I've always found the way the author handles labels and romance to be fascinating, mainly how many of her characters--Kasumi and Koruri being the two big ones--aren't internally driven to them at all. They're fine with leaving things unspoken but intimate and only consider the label 'girlfriend' when the people they're close with push for it. It makes me wonder if the author's own experience with romance has been similar, and that's why she depicts love this way.
Moca strives for labels. She places meaning in them, so that if "one day she disappears" someone will mourn for her. This is how she validates her existence.
Sakurako was okay with not defining her relationship with Kasumi because they had a balanced give and take together, until she was challenged in a way that made her to want to secure her place in Kasumi’s life. The idea Kasumi could just...be without her and let her go (Special 3) pushed her to try to change their relationship into of explicit romance.

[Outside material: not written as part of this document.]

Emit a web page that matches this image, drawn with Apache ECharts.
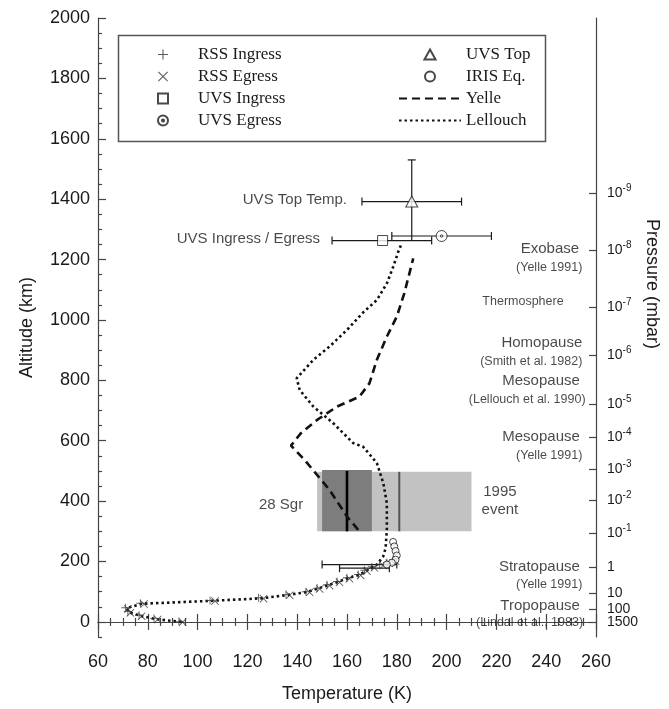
<!DOCTYPE html>
<html><head><meta charset="utf-8">
<script src="https://cdn.jsdelivr.net/npm/echarts@6/dist/echarts.min.js"></script>
<style>html,body{margin:0;padding:0;background:#fff}#c{width:669px;height:709px}</style>
</head><body><div id="c"></div>
<script>
// ---------------- data ----------------
const altitudeTicks = [0, 200, 400, 600, 800, 1000, 1200, 1400, 1600, 1800, 2000];
const altitudeMinorTicks = [-50, 50, 100, 150, 250, 300, 350, 450, 500, 550, 650, 700, 750, 850, 900, 950, 1050, 1100, 1150, 1250, 1300, 1350, 1450, 1500, 1550, 1650, 1700, 1750, 1850, 1900, 1950];
const pressureAlt = [0, 43, 96, 182, 295, 404, 507, 613, 722, 884, 1043, 1232, 1420];
const pressureLabels = ['1500', '100', '10', '1', '10{s|-1}', '10{s|-2}', '10{s|-3}', '10{s|-4}', '10{s|-5}', '10{s|-6}', '10{s|-7}', '10{s|-8}', '10{s|-9}'];

const rssIngress = [[92.5,1],[82.5,11],[76.5,22],[72,34],[71,47],[77,62],[105,71],[124.5,80],[135.5,91],[143.5,100],[148,112],[152,123],[156,134],[160,146],[164.5,157],[167,171],[170,183],[173,191],[176,197],[178.5,206]];
const rssEgress = [[94,-1],[84,8],[77.5,19],[73,30],[72,43],[78.5,59],[107,69],[126.5,77],[137,88],[145,98],[149,109],[153,120],[157,131],[161,143],[165.5,154],[168,168],[171,179],[174.5,187],[177,194],[179.5,201]];
const uvsIngress = [[174.3,1263]];
const uvsEgress = [[198,1278]];
const uvsTop = [[186,1392]];
const irisEq = [[178.5,265],[179,250],[179.5,235],[180,220],[179.5,206],[178,196],[176,190]];

const yelle = [[164.5,305],[160,349],[153,437],[143,536],[137.5,584],[141.5,625],[148,669],[156,713],[165,746],[169,790],[172,868],[176,945],[180,1011],[183,1088],[186.6,1204]];
const lellouch = [[93.5,0],[83.5,9],[77,20],[72.5,32],[71.5,45],[77.5,60],[106,70],[125.5,78],[136,89],[144,99],[148.5,111],[152.5,122],[156.5,133],[160.5,145],[165,156],[168,170],[172,190],[174.5,216],[175.5,244],[176,305],[176,393],[174.6,459],[172,526],[166.5,580],[162.5,592],[154.5,658],[146.5,713],[141,768],[139.8,807],[146.5,868],[153,912],[160,967],[166.5,1025],[172,1066],[176,1121],[178.6,1177],[180.6,1226],[182,1254]];

// horizontal error bars: [altitude, T low, T high]
const xErrorBars = [[1392,166,206],[1263,154,194],[1278,178,218],[190,150,180],[178,157,177]];
// vertical error bars: [T, alt low, alt high]
const yErrorBars = [[186,1265,1530]];

// occultation regions: [T0, T1, alt0, alt1]
const regions = [[148,210,300,497],[150,170,300,503]];
const regionLines = [[160,300,500],[181,300,497]];

const annotations = [
  ['Exobase',253.2,1235,'big'],['(Yelle 1991)',254.5,1172,'small'],['Thermosphere',247,1060,'small'],
  ['Homopause',254.5,924,'big'],['(Smith et al. 1982)',254.5,861,'small'],
  ['Mesopause',253.5,798,'big'],['(Lellouch et al. 1990)',255.8,735,'small'],
  ['Mesopause',253.5,613,'big'],['(Yelle 1991)',254.5,550,'small'],
  ['Stratopause',253.5,182,'big'],['(Yelle 1991)',254.5,123,'small'],
  ['Tropopause',253.5,53,'big'],['(Lindal et al., 1983)',254.8,-3,'small'],
  ['UVS Top Temp.',160,1397,'big'],['UVS Ingress / Egress',149.2,1270,'big'],['28 Sgr',142.4,387,'big']
];
const centerNotes = [['1995\nevent',221.4,400]];

// ---------------- styles ----------------
const FONT = 'Liberation Sans';
const INK = '#1a1a1a';
const regionColors = ['#c2c2c2', '#7d7d7d'];
const regionLineStyles = [{stroke:'#000', lineWidth:2.6}, {stroke:'#555', lineWidth:2}];
const plusPath = 'path://M4,0H5V4H9V5H5V9H4V5H0V4H4Z';
const crossPath = 'path://M0,0.7L0.7,0L4.5,3.8L8.3,0L9,0.7L5.2,4.5L9,8.3L8.3,9L4.5,5.2L0.7,9L0,8.3L3.8,4.5Z';
const ringDotPath = 'path://M5,0A5,5,0,1,1,4.99,0ZM5,3.9A1.1,1.1,0,1,1,4.99,3.9Z';
const squarePath = 'path://M0,0H10V10H0Z';
const trianglePath = 'path://M5,0L10,9L0,9Z';

function errXItem(params, api) {
  const y = api.value(0), lo = api.value(1), hi = api.value(2);
  const a = api.coord([lo, y]), b = api.coord([hi, y]);
  const c = 4, st = {stroke: INK, lineWidth: 1.2};
  return {type:'group', children:[
    {type:'line', shape:{x1:a[0],y1:a[1],x2:b[0],y2:b[1]}, style:st},
    {type:'line', shape:{x1:a[0],y1:a[1]-c,x2:a[0],y2:a[1]+c}, style:st},
    {type:'line', shape:{x1:b[0],y1:b[1]-c,x2:b[0],y2:b[1]+c}, style:st}
  ]};
}
function errYItem(params, api) {
  const x = api.value(0), lo = api.value(1), hi = api.value(2);
  const a = api.coord([x, lo]), b = api.coord([x, hi]);
  const c = 4, st = {stroke: INK, lineWidth: 1.2};
  return {type:'group', children:[
    {type:'line', shape:{x1:a[0],y1:a[1],x2:b[0],y2:b[1]}, style:st},
    {type:'line', shape:{x1:b[0]-c,y1:b[1],x2:b[0]+c,y2:b[1]}, style:st}
  ]};
}
function regionItem(params, api) {
  const p0 = api.coord([api.value(0), api.value(3)]);
  const p1 = api.coord([api.value(1), api.value(2)]);
  return {type:'rect', shape:{x:p0[0], y:p0[1], width:p1[0]-p0[0], height:p1[1]-p0[1]},
    style:{fill: regionColors[params.dataIndex]}};
}
function regionLineItem(params, api) {
  const a = api.coord([api.value(0), api.value(1)]), b = api.coord([api.value(0), api.value(2)]);
  return {type:'line', shape:{x1:a[0],y1:a[1],x2:b[0],y2:b[1]}, style: regionLineStyles[params.dataIndex]};
}

const axisLineStyle = {color:'#444', width:1.2};
const hollow = {color:'#fff', borderColor:INK, borderWidth:1};
const legendText = {fontFamily:'Liberation Serif', fontSize:17, color:INK};
const hiddenSymbol = {color:'rgba(0,0,0,0)', borderColor:'rgba(0,0,0,0)', borderWidth:0};
const pressureFormatter = function(v){ const i = pressureAlt.indexOf(v); return i>=0 ? pressureLabels[i] : ''; };
// split pressure labels over two overlaid right axes so that closely spaced labels are all kept
const pressureSetA = pressureAlt.filter((v, i) => i !== 1);
const pressureSetB = pressureAlt.filter((v, i) => i === 1);
function pressureAxis(values, showLine) {
  return {type:'value', position:'right', min:-50, max:2000,
    axisLine:{show:showLine, lineStyle:axisLineStyle}, splitLine:{show:false},
    axisTick:{inside:true, length:7, lineStyle:axisLineStyle, customValues:values},
    axisLabel:{fontFamily:FONT, fontSize:14, lineHeight:14, color:INK, margin:11, customValues:values,
      hideOverlap:false, formatter:pressureFormatter,
      rich:{s:{fontFamily:FONT, fontSize:10, color:INK, padding:[0,0,10,0]}}}};
}

const chart = echarts.init(document.getElementById('c'), null, {renderer:'canvas'});
chart.setOption({
  animation:false,
  backgroundColor:'#fff',
  grid:{left:98, right:73, top:18, bottom:72},
  xAxis:[
    {type:'value', position:'bottom', min:60, max:260, interval:20,
     name:'Temperature (K)', nameLocation:'middle', nameGap:48,
     nameTextStyle:{fontFamily:FONT, fontSize:18, color:INK},
     axisLine:{lineStyle:axisLineStyle}, splitLine:{show:false},
     axisTick:{inside:true, length:8, lineStyle:axisLineStyle},
     minorTick:{show:true, splitNumber:4, length:4, lineStyle:axisLineStyle},
     axisLabel:{fontFamily:FONT, fontSize:18, color:INK, margin:16}},
    {type:'value', position:'top', min:60, max:260, interval:20,
     axisLine:{lineStyle:axisLineStyle}, splitLine:{show:false},
     axisTick:{inside:true, length:8, lineStyle:axisLineStyle},
     minorTick:{show:true, splitNumber:4, length:4, lineStyle:axisLineStyle},
     axisLabel:{show:false}}
  ],
  yAxis:[
    {type:'value', position:'left', min:-50, max:2000,
     name:'Altitude (km)', nameLocation:'middle', nameGap:62, nameRotate:90,
     nameTextStyle:{fontFamily:FONT, fontSize:18, color:INK},
     axisLine:{lineStyle:axisLineStyle}, splitLine:{show:false},
     axisTick:{inside:true, length:8, lineStyle:axisLineStyle, customValues:altitudeTicks},
     axisLabel:{fontFamily:FONT, fontSize:18, color:INK, margin:8, customValues:altitudeTicks,
       formatter:function(v){ return String(v); }}},
    pressureAxis(pressureSetA, true),
    pressureAxis(pressureSetB, false),
    {type:'value', position:'left', min:-50, max:2000,
     axisLine:{show:false}, splitLine:{show:false},
     axisTick:{inside:true, length:4, lineStyle:axisLineStyle, customValues:altitudeMinorTicks},
     axisLabel:{show:false}}
  ],
  legend:[
    {data:['RSS Ingress','RSS Egress','UVS Ingress','UVS Egress'], orient:'vertical',
     left:152, top:41, itemWidth:60, itemHeight:10, itemGap:5, selectedMode:false,
     textStyle:legendText},
    {data:['UVS Top','IRIS Eq.',
           {name:'Yelle', itemStyle:hiddenSymbol},
           {name:'Lellouch', itemStyle:hiddenSymbol}], orient:'vertical',
     left:393, top:41, itemWidth:62, itemHeight:10, itemGap:5, selectedMode:false,
     textStyle:legendText}
  ],
  graphic:[
    {type:'rect', left:116, top:33, shape:{width:427, height:106}, style:{fill:'none', stroke:'#555', lineWidth:1.5}, z:100},
    {type:'text', x:652, y:284, rotation:-Math.PI/2,
     style:{text:'Pressure (mbar)', fontFamily:FONT, fontSize:18, fill:INK, align:'center', verticalAlign:'middle'}}
  ],
  series:[
    {type:'custom', name:'regions', data:regions, renderItem:regionItem, encode:{x:[0,1], y:[2,3]}, z:1, silent:true},
    {type:'custom', name:'regionLines', data:regionLines, renderItem:regionLineItem, encode:{x:0, y:[1,2]}, z:2, silent:true},
    {type:'custom', name:'xerr', data:xErrorBars, renderItem:errXItem, encode:{x:[1,2], y:0}, z:3, silent:true},
    {type:'custom', name:'yerr', data:yErrorBars, renderItem:errYItem, encode:{x:0, y:[1,2]}, z:3, silent:true},
    {type:'line', name:'Yelle', data:yelle, symbol:'none', showSymbol:false, z:4,
     lineStyle:{color:'#111', width:2.6, type:[8,5]}, itemStyle:{color:'#111'}},
    {type:'line', name:'Lellouch', data:lellouch, symbol:'none', showSymbol:false, z:4,
     lineStyle:{color:'#111', width:2.6, type:[2.5,3]}, itemStyle:{color:'#111'}},
    {type:'scatter', name:'RSS Ingress', data:rssIngress, symbol:plusPath, symbolSize:8, z:5,
     itemStyle:{color:'#333'}},
    {type:'scatter', name:'RSS Egress', data:rssEgress, symbol:crossPath, symbolSize:8, z:5,
     itemStyle:{color:'#333'}},
    {type:'scatter', name:'UVS Ingress', data:uvsIngress, symbol:squarePath, symbolSize:10, z:6, itemStyle:hollow},
    {type:'scatter', name:'UVS Egress', data:uvsEgress, symbol:ringDotPath, symbolSize:11, z:6, itemStyle:hollow},
    {type:'scatter', name:'UVS Top', data:uvsTop, symbol:trianglePath, symbolSize:[12,11], z:6, itemStyle:hollow},
    {type:'scatter', name:'IRIS Eq.', data:irisEq, symbol:'circle', symbolSize:7, z:6, itemStyle:hollow},
    {type:'scatter', name:'notes', silent:true, symbolSize:0, z:10,
     data: annotations.map(a => ({name:a[0], value:[a[1], a[2]],
       label:{fontSize: a[3]==='big' ? 15 : 12.5}})),
     label:{show:true, position:'left', distance:0, formatter:'{b}', fontFamily:FONT, color:INK}},
    {type:'scatter', name:'centerNotes', silent:true, symbolSize:0, z:10,
     data: centerNotes.map(a => ({name:a[0], value:[a[1], a[2]]})),
     label:{show:true, position:'inside', formatter:'{b}', fontFamily:FONT, fontSize:15, lineHeight:18, color:INK, align:'center'}}
  ]
});
</script>
</body></html>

Kasumi, is the ultimate loner. She neither seeks labels, nor needs them, and doesn't need people in her life nor the assurance of her own permanence in their lives. She fundamentally lacks the fear of "disappearing" like Moca, or not mattering, because she's the epitome of self-sufficiency. No part of her is dependent on another human to define herself or fulfill her needs. However, there's a twist. Somehow living with Sakurako for seven years has been the right balance of "not too much but not too little" (ch 65.3). Somehow, she hasn't gotten sick of Sakurako despite how bothersome it can be for her (who is lazy and chooses the path of least resistance) to live with a whole other person.

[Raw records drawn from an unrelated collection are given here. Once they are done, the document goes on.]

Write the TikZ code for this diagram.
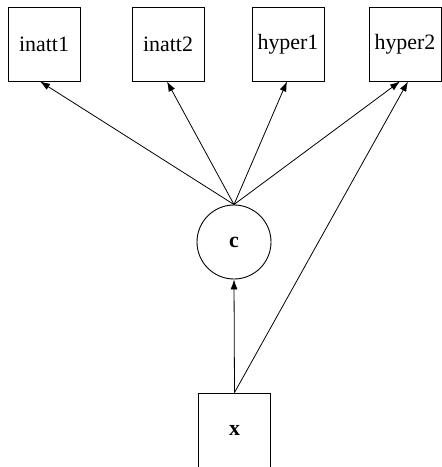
\documentclass[tikz,border=0pt]{standalone}
\usepackage{fontspec}
\setmainfont{Liberation Serif}
\usetikzlibrary{arrows.meta}

\begin{document}
\begin{tikzpicture}[x=1bp, y=-1bp]
\tikzstyle{indicator}=[draw, rectangle, line width=0.9bp, minimum width=72bp, minimum height=74bp, inner sep=0pt, font=\fontsize{22}{22}\selectfont]
\tikzstyle{latent}=[draw, circle, line width=0.9bp, minimum size=74bp, inner sep=0pt, font=\fontsize{22}{22}\selectfont\bfseries]
\tikzstyle{path}=[-{Latex[length=10bp, width=7bp]}, line width=0.8bp]

\useasboundingbox (0,0) rectangle (442,467);

\draw (44,44) node[indicator] (inatt1) {inatt1};
\draw (168,44) node[indicator] (inatt2) {inatt2};
\draw (288,44) node[indicator] (hyper1) {hyper1};
\draw (405,44) node[indicator] (hyper2) {hyper2};
\draw (234,242) node[latent] (c) {c};
\draw (234.5,433) node[indicator, minimum height=80bp, font=\fontsize{22}{22}\selectfont\bfseries] (x) {\raisebox{5bp}{x}};

\draw[path] (c.north) -- ([xshift=-4bp]inatt1.south);
\draw[path] (c.north) -- ([xshift=-1bp]inatt2.south);
\draw[path] (c.north) -- ([xshift=-1bp]hyper1.south);
\draw[path] (c.north) -- ([xshift=-5bp]hyper2.south);
\draw[path] (x.north) -- (c.south);
\draw[path] (x.north) -- ([xshift=3bp]hyper2.south);
\end{tikzpicture}
\end{document}
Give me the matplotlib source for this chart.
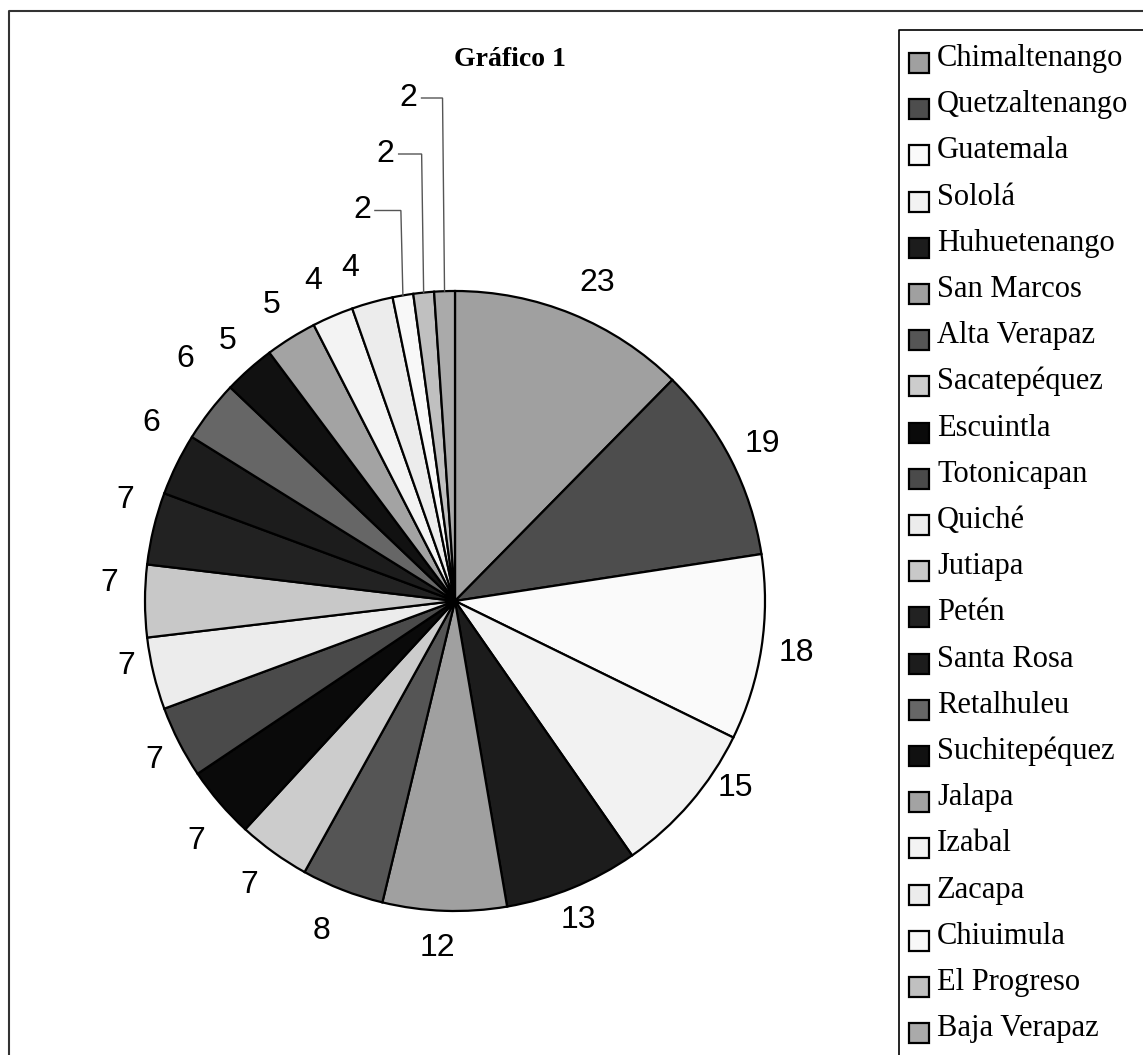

This story is a really cute slice of life, but the author also places different forms of connection against each other. This story was never about the Romance! It's about how we navigate the relationship we have with someone we want to be with for the rest of our lives. When Koruri finally accepted being Moca's girlfriend, finally accepting that label of girlfriend, she was using romance as the Vehicle, a Means to secure Moca in her life. We never get a deep psychological dissection of what romantic love means for her. It doesn't matter. What matters is the conflict between them (Koruri fearing Moca may leave one day without saying a word, both sating their need for companionship) and how they compromised to keep each other in their lives (Koruri accepting being Moca's girlfriend). This story is different variations exploring the fundamental intimacy between people who live together, who share A Room For Two, and how different people choose to define it using the means they have.
I'm sure the other different pairings like Seri and her roommate, or Sakurako's sister and her roommate, all have their own flavors and nuances. I just can't remember them after following this series for so many years lol.